System Design: Building Blocks - Distributed MQ
## Problem
the communication/interaction between two components is very common in modern application, while sometimes, when component A pass the task to component B, usually A need to wait B to complete the task then continue its own work.
if component B process the task slower, then the performance of A could be impacted as well.
So if the component A don’t need to wait B, we can just decouple them to ensure A’s performance.
Then we introduce message queue.
What is Message Queue?
A message queue is an intermediate component between the interacting entities known as producer and consumer
producer produces message and place them in the queue, while the consumer retrieve the message from the queue and process them
Design
Requirements
- Queue wise
- create message queue
- delete message queue
- Message wise
- sorting the message
- send message
- receive message
- delete message
Challenge
The concurrency need to be considered in following two stages:
- when multiple message arrives at the same time
- when multiple consumer request for message concurrently
one solution is through lock, which is not scalable or performant.
another solution is to serialize the request using buffer at both ends of the queue.
Components
-
load balancer: receive the request from producer and consumers, then forward to one of the front-end server.
-
front-end service: comprises stateless machine distributed across centers. including following usages:
- request validation / authentication
- caching
- request dispatching
- usage data collection
-
metadata service: responsible for soring, retrieving and updating the metadata of queues.
Integration
- when front-end service receive the message, it refers to the metadata service to determine the host where the message need to be sent.
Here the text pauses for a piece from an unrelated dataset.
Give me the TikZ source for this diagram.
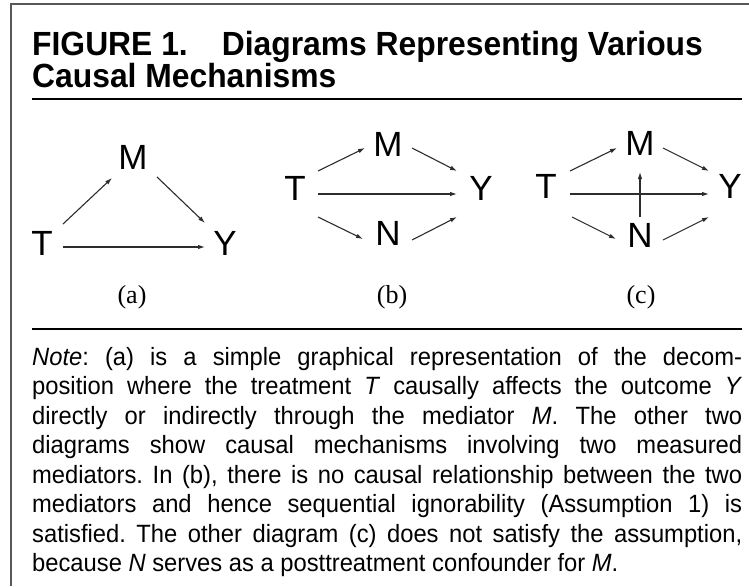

- the message then forwarded to the host and replicated on relevant hosts to overcome a possible availability issue.
Evaluation
based on the main goal of introducing the message queue, performance and availability are the main metrics we care about.
Availability
our data components, including metadata and actual messages, are properly replicated.
Performance
for better performance, we use caches, data replication and partitions, which reduce the data reads and write time.
the performance could be better if we relax the ordering of messages.
Scalability
our design components are horizontally scalable, we can add or remove their capability based on the requirements.